Gilbert writes:
I assume all nine of us find The Life and Death of King John as unfamiliar as any Shakespeare. I have never seen a production, nor have I read the play until last week. However, once upon a time, King John was read to me. In 1961, not long out of the army, just switching my major from mathematics to English, I enrolled in an undergraduate "Shakespeare's Histories and Comedies" course at the University of Washington, taught by Prof. William H. Matchett. From the first day of class we were forbidden to read King John, while Prof. Matchett read it aloud to us, interrupting himself to ask questions.
"King John: Now, say Chatillion, what would France with us?" Who is talking? What is his relationship?
"Chatillion: Thus, after greeting, speaks the King of France in my behavior to the majesty, the borrowed majesty of England here." What do you make of 'borrowed majesty'?
"Eleanor: A strange beginning: 'borrowed majesty'! King John: Silence, good mother; hear the embassy." If you were staging this play, how would you direct this exchange? Later, two men approach the king to adjudicate "the strangest controversy."
"King John: Let them approach. Our abbeys and our priories shall pay this expedition's charge." Who is John talking to in these lines? What might be his relationship with the church?
And so forth ― what foreshadowed this? What must happen next? What can you now say about this character? Over more than a week, the structure, the characters, and the theatricality unfolded. In that naive time, the stage direction "enter the Bastard" got laughter. The characters of Faulkonbridge, Queen Eleanor, and Constance, mad with grief, have stayed with me, while nothing at all of King John is now familiar. No lines except "To gild refined gold, to paint the lily" provoked an 'ah, ha!' from me, though as with "let's kill all the lawyers," I know the line without remembering which play it is from. But, in retrospect, it was brilliant teaching. It gathered 30-35 undergraduates ― from English to maths, from 'I've always loved Shakespeare' to 'I don't know why I'm required to take the Humanities' (pronounced eumenides) ― and constructed the architecture of the drama. Scenes took shape, images appeared, character ― especially ― was revealed and, for me, the discovery that in life, as well as in literature, I am able to form informed impressions from only 100 to 200 words.

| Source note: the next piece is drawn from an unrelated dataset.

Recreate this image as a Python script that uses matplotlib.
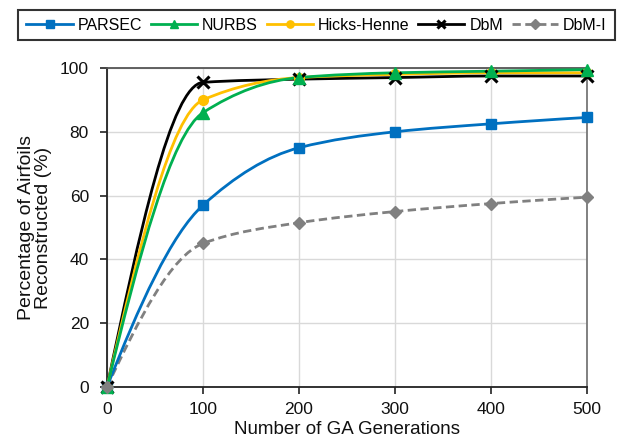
import matplotlib
matplotlib.use("Agg")
import matplotlib.pyplot as plt
from matplotlib.path import Path
from matplotlib.patches import PathPatch
from matplotlib.lines import Line2D
import numpy as np

generations = [0, 100, 200, 300, 400, 500]
parsec = [0, 57, 75, 80, 82.5, 84.5]
nurbs = [0, 86, 97, 98.5, 99, 99.5]
hicks_henne = [0, 90, 97, 98, 98.5, 98.5]
dbm = [0, 95.5, 96.5, 97, 97.5, 97.5]
dbm_i = [0, 45, 51.5, 55, 57.5, 59.5]

series_names = ["PARSEC", "NURBS", "Hicks-Henne", "DbM", "DbM-I"]
series_values = [parsec, nurbs, hicks_henne, dbm, dbm_i]
colors = ["#0070C0", "#00B050", "#FFC000", "#000000", "#808080"]
markers = ["s", "^", "o", "x", "D"]
msizes = [7, 8, 7, 8, 6.5]
styles = ["-", "-", "-", "-", (0, (3, 1.6))]

plt.rcParams["font.family"] = ["Liberation Sans", "DejaVu Sans"]

fig = plt.figure(figsize=(6.24, 4.45), dpi=100)
ax = fig.add_axes([107 / 624, 1 - 387 / 445, 480 / 624, 319 / 445])


def pchip_tangents(x, y):
    h = np.diff(x)
    d = np.diff(y) / h
    n = len(x)
    m = np.zeros(n)
    for k in range(1, n - 1):
        if d[k - 1] * d[k] <= 0:
            m[k] = 0.0
        else:
            w1 = 2 * h[k] + h[k - 1]
            w2 = h[k] + 2 * h[k - 1]
            m[k] = (w1 + w2) / (w1 / d[k - 1] + w2 / d[k])
    m0 = ((2 * h[0] + h[1]) * d[0] - h[0] * d[1]) / (h[0] + h[1])
    m[0] = m0 if np.sign(m0) == np.sign(d[0]) else 0.0
    mn = ((2 * h[-1] + h[-2]) * d[-1] - h[-1] * d[-2]) / (h[-1] + h[-2])
    m[-1] = mn if np.sign(mn) == np.sign(d[-1]) else 0.0
    return m


def smooth_path(xs, ys):
    x = np.asarray(xs, float)
    y = np.asarray(ys, float)
    m = pchip_tangents(x, y)
    verts = [(x[0], y[0])]
    codes = [Path.MOVETO]
    for i in range(len(x) - 1):
        h = x[i + 1] - x[i]
        verts += [(x[i] + h / 3, y[i] + m[i] * h / 3),
                  (x[i + 1] - h / 3, y[i + 1] - m[i + 1] * h / 3),
                  (x[i + 1], y[i + 1])]
        codes += [Path.CURVE4] * 3
    return Path(verts, codes)


order = [4, 0, 3, 2, 1]
for k, i in enumerate(order):
    patch = PathPatch(smooth_path(generations, series_values[i]), facecolor="none",
                      edgecolor=colors[i], lw=2.0, linestyle=styles[i],
                      transform=ax.transData, zorder=3 + k * 0.1, capstyle="butt")
    ax.add_patch(patch)

for k, i in enumerate([0, 2, 3, 1, 4]):
    ax.plot(generations, series_values[i], linestyle="none", marker=markers[i],
            markersize=msizes[i], color=colors[i], markeredgecolor=colors[i],
            markeredgewidth=2.2 if markers[i] == "x" else 1.0,
            zorder=5 + k * 0.1, clip_on=False)

ax.set_xlim(0, 500)
ax.set_ylim(0, 100)
ax.set_xticks([0, 100, 200, 300, 400, 500])
ax.set_yticks([0, 20, 40, 60, 80, 100])
ax.grid(True, color="#d9d9d9", lw=1.0, zorder=0)
ax.set_axisbelow(True)
for s in ["left", "bottom"]:
    ax.spines[s].set_color("#222222")
    ax.spines[s].set_linewidth(1.3)
ax.spines["right"].set_color("#777777")
ax.spines["right"].set_linewidth(1.3)
ax.spines["top"].set_color("#555555")
ax.spines["top"].set_linewidth(1.3)
ax.tick_params(axis="both", direction="out", length=5, width=1.2, color="#222222",
               labelsize=12.5, labelcolor="#111111")
ax.tick_params(axis="y", pad=8)
ax.tick_params(axis="x", pad=6)

ax.set_xlabel("Number of GA Generations", fontsize=13.5, color="#111111", labelpad=3)
ax.set_ylabel("Percentage of Airfoils\nReconstructed (%)", fontsize=14,
              color="#111111", labelpad=6, linespacing=1.0)

handles = [Line2D([0], [0], color=colors[i], lw=2.0, linestyle=styles[i],
                  marker=markers[i], markersize=msizes[i] * 0.75,
                  markeredgewidth=2.2 if markers[i] == "x" else 1.0)
           for i in range(5)]
leg = fig.legend(handles, series_names, loc="center", bbox_to_anchor=(316.5 / 624, 1 - 25 / 445),
                 ncol=5, frameon=True, fancybox=False, edgecolor="#000000",
                 fontsize=11.5, handlelength=2.9, handletextpad=0.3, columnspacing=0.55,
                 borderpad=0.5, borderaxespad=0)
leg.get_frame().set_linewidth(1.5)

fig.savefig("out.png", dpi=100)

I've tried to read aloud to my own students, but I've modified the technique to, say, a one-act, "Miss in Her Teens" by Garrick before "Restoration/Eighteenth Century Drama." Back then, our class thought the exercise was about observing, about processing detail into pattern, about how a play 'worked.' Best of all was Bill Matchett reading. The rhythm (2,570 lines, almost all blank verse) and poetry, oh, the poetry, are still embedded in my head (and in my teaching). The 'obscure' vocabulary disappeared for the most part in context and in Matchett's articulation. Aural experience.
At last, we were assigned to go home and read The Taming of the Shrew, and next class Prof. Matchett asked how it went; an undergraduate wise guy complained "As I read I kept hearing your damned voice." The class after that, Matchett brought him a neatly wrapped gift box: ear muffs to wear while reading Shakespeare. Now, all these years later, I realize that it was Bill Matchett's voice, the poetry, the rhythms, the tension between characters, the contexts for meaning, was the point of it all. And since, I've had a glorious life in Shakespeare ― without ear muffs.